Sì niànchǔ 四念處

The Four Establishments of Mindfulness by 智顗 (Zhìyǐ / Tiāntái dàshī, 說); recorded by 灌頂 (Guàndǐng).

About the work

A four-juan Tiāntái treatise by 智顗 Zhìyǐ on the catvāri smṛty-upasthāna (四念處 — the “four establishments of mindfulness”: body, sensations, mind, dharmas), recorded by 灌頂 Guàndǐng. Body attribution: Suí Tiāntáishān Xiūchánsì Zhìzhě dàshī shuō / ménrén Zhāngān Guàndǐng jì 隋天台山修禪寺智者大師說 / 門人章安灌頂記.

Prefaces

The text in the Taishō recension carries no separate translator’s preface.

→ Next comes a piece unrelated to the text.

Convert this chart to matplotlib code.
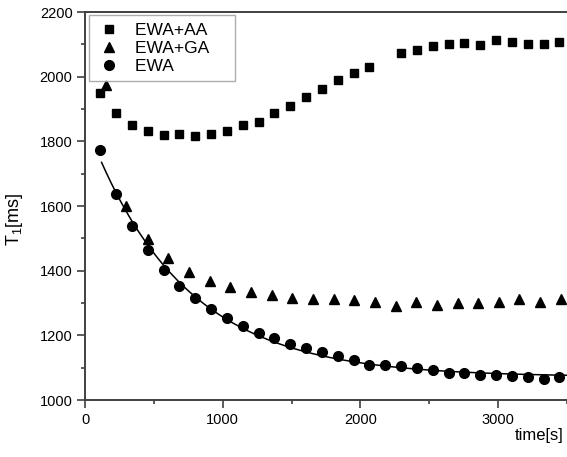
import matplotlib
matplotlib.use("Agg")
import matplotlib.pyplot as plt
import numpy as np

plt.rcParams['font.family'] = ['Liberation Sans', 'DejaVu Sans']

# EWA+AA (squares)
t_aa = [110, 225, 340, 455, 570, 685, 800, 915, 1030, 1145, 1260, 1375, 1490,
        1605, 1720, 1835, 1950, 2065, 2295, 2410, 2525, 2640, 2755, 2870, 2985,
        3100, 3215, 3330, 3445]
T1_aa = [1949, 1887, 1850, 1831, 1819, 1822, 1816, 1822, 1831, 1850, 1859, 1887, 1909,
         1938, 1961, 1989, 2012, 2029, 2072, 2082, 2094, 2100, 2104, 2098, 2113,
         2107, 2100, 2102, 2107]

# EWA+GA (triangles)
t_ga = [150, 300, 455, 605, 755, 905, 1055, 1205, 1355, 1505, 1655, 1805, 1955,
        2105, 2255, 2405, 2555, 2705, 2855, 3005, 3155, 3305, 3455]
T1_ga = [1975, 1600, 1497, 1438, 1395, 1369, 1351, 1334, 1324, 1317, 1312, 1311, 1310,
         1303, 1291, 1304, 1294, 1300, 1300, 1304, 1311, 1303, 1311]

# EWA (circles)
t_ewa = [110, 225, 340, 455, 570, 685, 800, 915, 1030, 1145, 1260, 1375, 1490,
         1605, 1720, 1835, 1950, 2065, 2180, 2295, 2410, 2525, 2640, 2755, 2870,
         2985, 3100, 3215, 3330, 3445]
T1_ewa = [1773, 1636, 1538, 1464, 1402, 1353, 1315, 1280, 1254, 1228, 1208, 1192, 1174,
          1161, 1149, 1137, 1125, 1108, 1108, 1104, 1098, 1092, 1085, 1082, 1078,
          1077, 1074, 1070, 1066, 1070]

# exponential decay fit to the EWA points: y = y0 + A*exp(-t/tau)
x = np.array(t_ewa, float)
y = np.array(T1_ewa, float)
best = None
for tau in np.linspace(200, 2000, 1801):
    M = np.column_stack([np.ones_like(x), np.exp(-x / tau)])
    coef, *_ = np.linalg.lstsq(M, y, rcond=None)
    err = np.sum((M @ coef - y) ** 2)
    if best is None or err < best[0]:
        best = (err, tau, coef)
_, tau, (y0, A) = best
tfit = np.linspace(120, 3500, 300)
yfit = y0 + A * np.exp(-tfit / tau)

fig = plt.figure(figsize=(5.67, 4.57), dpi=100)
ax = fig.add_axes([0.150, 0.1247, 0.850, 0.849])

ax.plot(tfit, yfit, color='black', lw=1.1)
ax.plot(t_aa, T1_aa, 's', color='black', ms=6, label='EWA+AA')
ax.plot(t_ga, T1_ga, '^', color='black', ms=7.5, label='EWA+GA')
ax.plot(t_ewa, T1_ewa, 'o', color='black', ms=7, label='EWA')

ax.set_xlim(0, 3500)
ax.set_ylim(1000, 2200)
ax.set_xticks([0, 1000, 2000, 3000])
ax.set_xticks(np.arange(500, 3600, 1000), minor=True)
ax.set_yticks(np.arange(1000, 2201, 200))
ax.set_yticks(np.arange(1100, 2200, 200), minor=True)
ax.tick_params(which='major', direction='out', length=6, width=1.2, color='#404040',
               labelsize=10.5, pad=3)
ax.tick_params(which='minor', direction='out', length=3, width=1.2, color='#404040')

for s in ['left', 'bottom', 'top']:
    ax.spines[s].set_color('#404040')
    ax.spines[s].set_linewidth(1.4)
ax.spines['right'].set_visible(False)

ax.set_ylabel('T$_\\mathregular{1}$[ms]', fontsize=13)
ax.yaxis.set_label_coords(-0.124, 0.466)
fig.text(0.993, 0.048, 'time[s]', fontsize=12, ha='right', va='center')

leg = ax.legend(loc='upper left', fontsize=12.5, frameon=True, fancybox=False,
                edgecolor='#999999', borderpad=0.4, handletextpad=0.7,
                labelspacing=0.18, borderaxespad=0.2, handlelength=1.6)
leg.get_frame().set_linewidth(1.0)
for txt in leg.get_texts():
    txt.set_text(txt.get_text() + '    ')

fig.savefig('out.png', dpi=100)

The work opens with one of the most celebrated apophatic-doctrinal passages in the Zhìyǐ corpus: “All dharmas all are inconceivable. Cannot be thought-of, planned-and-measured. Cannot be discussed-and-debated in language. Why? Because the way of language is cut off — therefore [it] cannot be discussed. Because mind-action …“.

Abstract

The Sì niànchǔ applies Tiāntái doctrinal apparatus to the foundational early-Buddhist meditation framework of the catvāri smṛty-upasthāna. The work systematically expounds each of the four mindfulness-objects (body, sensations, mind, dharmas) through the Tiāntái sìjiào 四教 (four-doctrinal-classification) framework, providing the four-fold treatment characteristic of the mature Tiāntái scholastic apparatus.

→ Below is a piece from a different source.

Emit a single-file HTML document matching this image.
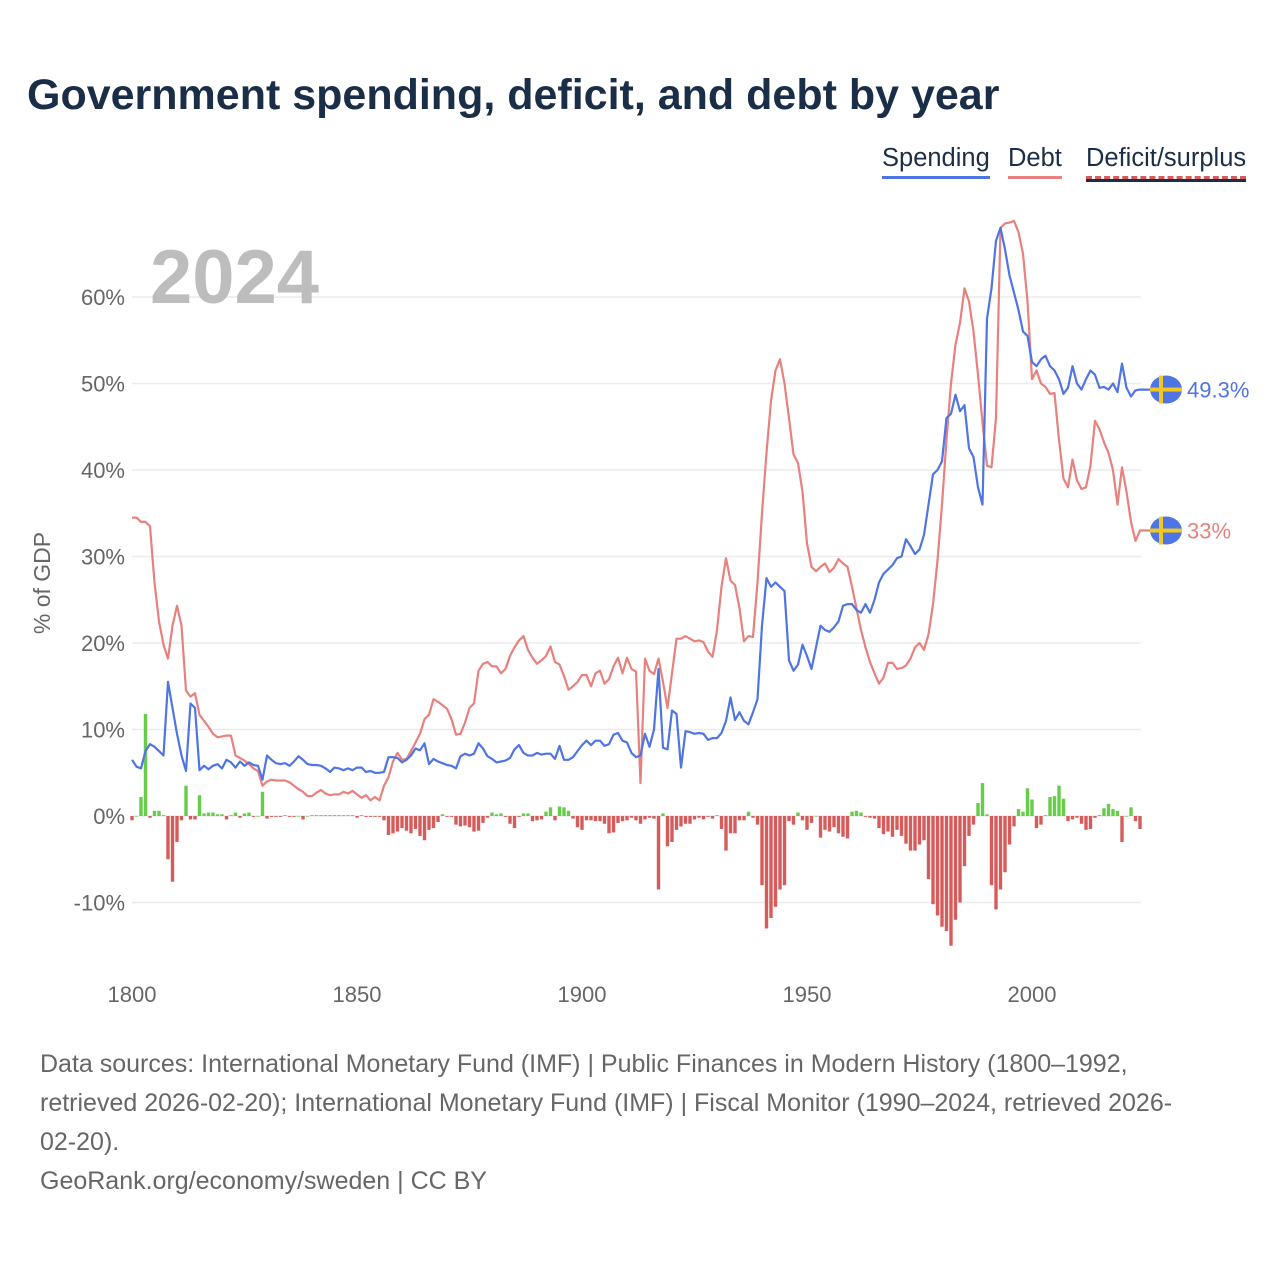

The work belongs to Zhìyǐ’s mature productive period at Tiāntáishān (post-585), with the editorial framing identifying his location as the Xiūchánsì 修禪寺 (“Cultivation-of-Meditation Monastery”) on Tiāntáishān itself. The composition is consequently bracketed within Zhìyǐ’s late productive period c. 585–597.

Translations and research

  • Hurvitz, Leon. Chih-i (538–597). Brussels, 1962.
  • Donner, Neal, and Stevenson, Daniel B. The Great Calming and Contemplation. Honolulu: University of Hawai’i Press, 1993.
  • Andō Toshio 安藤俊雄. Tendaigaku — kompon shisō to sono tenkai. Kyoto: Heirakuji Shoten, 1968.